In 1977, Carpenter and the world around him changed forever. He quit his job in New York City to launch Burton, just 12 years after the snowboard, then referred to as a "Snurfer," was invented by Sherman Poppen. His goal was to use the company to push the new device nationwide. Carpenter found success beyond what he could have ever imagined, as snowboards are now found across the globe at ski resorts and competitive snowboarding has captured global attention at the Winter Olympics.
The Burton brand has seen a similar rise in ubiquity alongside the sport it represents, with boards and jackets bearing the company's name a fixture on the mountains during the winter months. Part of Burton's growth can be attributed to wise decision-making when deciding who to sponsor, with Shaun White, Kelly Clark, and Chloe Kim all sporting the brand on their way to Olympic gold.At the 2018 Winter Olympics in Pyeongchang, South Korea, 20 years after the sport appeared at the Games for the first time, Carpenter was a constant presence as Kim won gold in the women's snowboard halfpipe at only 17 years old. Carpenter was at ease among the throngs of snowboarders and fans that surrounded him, with Burton just as popular in South Korea as it is in Londonderry, Vermont, where the company was founded in Carpenter's basement.

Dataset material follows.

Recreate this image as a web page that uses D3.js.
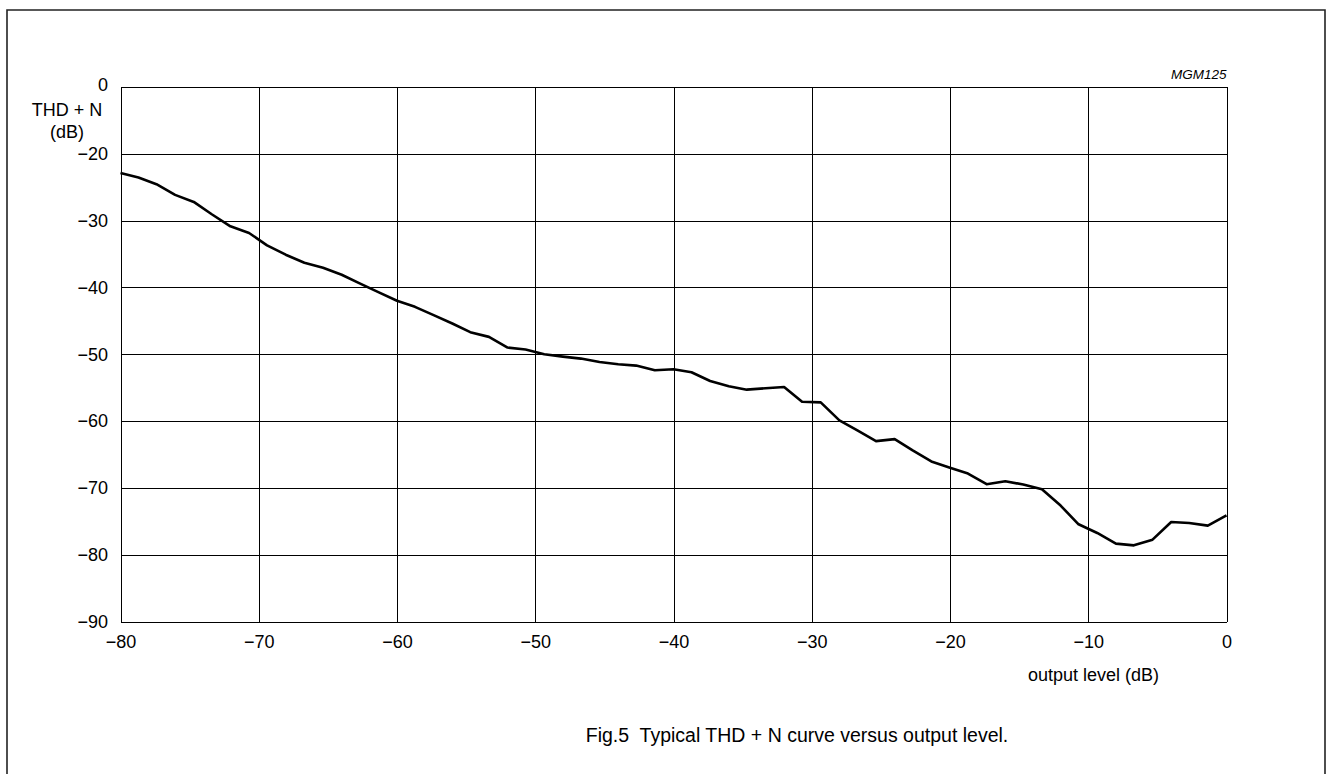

Carpenter was always vocal in his pride at how snowboarding has grown and maintained an optimistic outlook on the future of the sport he played a major role in spreading.
In a 2010 interview, Carpenter said, "I had a vision there was a sport there, that it was more than just a sledding thing, which is all it was then. We're doing something that's going to last here. It's not like just hitting the lottery one day."
No details have been released as of publishing about Carpenter's funeral, but Lacy did offer one way fans could pay tribute to the late pioneer, saying, "I'd encourage everyone to do what Jake would be doing tomorrow, and that's riding. It's opening day at Stowe, so consider taking some turns together, in celebration of Jake."